THE BERLIN FILE (Ryoo Seung-wan). 120 minutes. Subtitled. Opens Friday (February 15). For venues and times, see listings. Rating: NNN


It’s rare that a spy movie stops to observe how ridiculously crowded the international espionage game has become. Moments like that are usually the first things to be yanked out in the editing room.

Ryoo Seung-wan’s The Berlin File finds a neat way to couch its commentary in action, as in a scene where a meeting between North Korean deep-cover “ghost” Pyo (Ha Jung-woo) and a nefarious arms dealer explodes into a shootout between Mossad and South Korean strike teams, neither of which seems aware of the other’s presence.

That’s just the start of Pyo’s problems.
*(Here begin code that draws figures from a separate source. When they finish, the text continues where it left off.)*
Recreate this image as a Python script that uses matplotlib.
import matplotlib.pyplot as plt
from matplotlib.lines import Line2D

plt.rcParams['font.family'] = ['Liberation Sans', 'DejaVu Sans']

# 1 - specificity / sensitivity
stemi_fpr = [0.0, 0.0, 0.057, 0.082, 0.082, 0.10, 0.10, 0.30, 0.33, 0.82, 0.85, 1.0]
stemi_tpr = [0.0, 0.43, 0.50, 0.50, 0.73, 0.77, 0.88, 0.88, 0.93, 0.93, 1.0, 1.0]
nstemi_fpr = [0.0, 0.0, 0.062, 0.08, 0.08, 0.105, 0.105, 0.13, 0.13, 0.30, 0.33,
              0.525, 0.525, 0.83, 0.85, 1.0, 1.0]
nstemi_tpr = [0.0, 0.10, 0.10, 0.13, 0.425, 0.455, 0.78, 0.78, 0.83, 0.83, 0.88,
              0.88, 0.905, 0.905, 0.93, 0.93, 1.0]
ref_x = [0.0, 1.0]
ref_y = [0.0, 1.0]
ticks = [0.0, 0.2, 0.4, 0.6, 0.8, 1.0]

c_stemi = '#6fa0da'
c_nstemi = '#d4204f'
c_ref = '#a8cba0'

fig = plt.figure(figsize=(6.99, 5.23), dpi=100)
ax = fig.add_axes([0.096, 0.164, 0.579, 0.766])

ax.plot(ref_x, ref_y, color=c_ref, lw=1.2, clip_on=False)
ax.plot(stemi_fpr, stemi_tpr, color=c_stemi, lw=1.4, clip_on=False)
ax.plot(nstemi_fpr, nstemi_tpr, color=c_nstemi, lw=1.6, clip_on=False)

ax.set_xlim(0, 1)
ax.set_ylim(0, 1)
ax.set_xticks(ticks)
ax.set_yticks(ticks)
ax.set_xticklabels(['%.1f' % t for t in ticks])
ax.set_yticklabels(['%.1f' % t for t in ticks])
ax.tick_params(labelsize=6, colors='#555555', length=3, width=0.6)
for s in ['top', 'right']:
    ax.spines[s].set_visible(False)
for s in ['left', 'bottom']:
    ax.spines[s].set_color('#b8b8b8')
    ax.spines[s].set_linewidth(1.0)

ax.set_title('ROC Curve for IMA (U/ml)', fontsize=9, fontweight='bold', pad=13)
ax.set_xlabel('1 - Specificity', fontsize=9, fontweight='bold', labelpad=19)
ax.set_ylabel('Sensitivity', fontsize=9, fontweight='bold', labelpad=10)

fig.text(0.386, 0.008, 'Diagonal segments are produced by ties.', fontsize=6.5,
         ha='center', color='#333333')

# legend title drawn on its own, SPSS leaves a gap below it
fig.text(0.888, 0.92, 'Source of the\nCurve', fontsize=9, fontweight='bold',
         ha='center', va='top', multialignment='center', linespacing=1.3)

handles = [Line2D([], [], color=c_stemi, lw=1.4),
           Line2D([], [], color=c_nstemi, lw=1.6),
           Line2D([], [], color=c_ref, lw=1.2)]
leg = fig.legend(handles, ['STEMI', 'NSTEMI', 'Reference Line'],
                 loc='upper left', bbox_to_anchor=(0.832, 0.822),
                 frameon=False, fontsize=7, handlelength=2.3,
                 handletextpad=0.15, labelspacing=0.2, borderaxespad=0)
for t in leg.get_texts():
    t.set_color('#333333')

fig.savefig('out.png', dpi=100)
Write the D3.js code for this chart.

He escapes the firefight only to realize the international intelligence community now knows his face, so he’s on the run with few contacts and fewer ideas.

The film is a labyrinth of switchbacks and double-crosses, with a tangled plot that makes Infernal Affairs look like a simple tale of good guys and bad guys. It sometimes feels like writer-director Ryoo (The City Of Violence) is complicating things for the sake of complicating them. An absolutely awful performance by John Keogh as a CIA agent ruins a couple of key scenes, but for the most part The Berlin File is solid commercial product.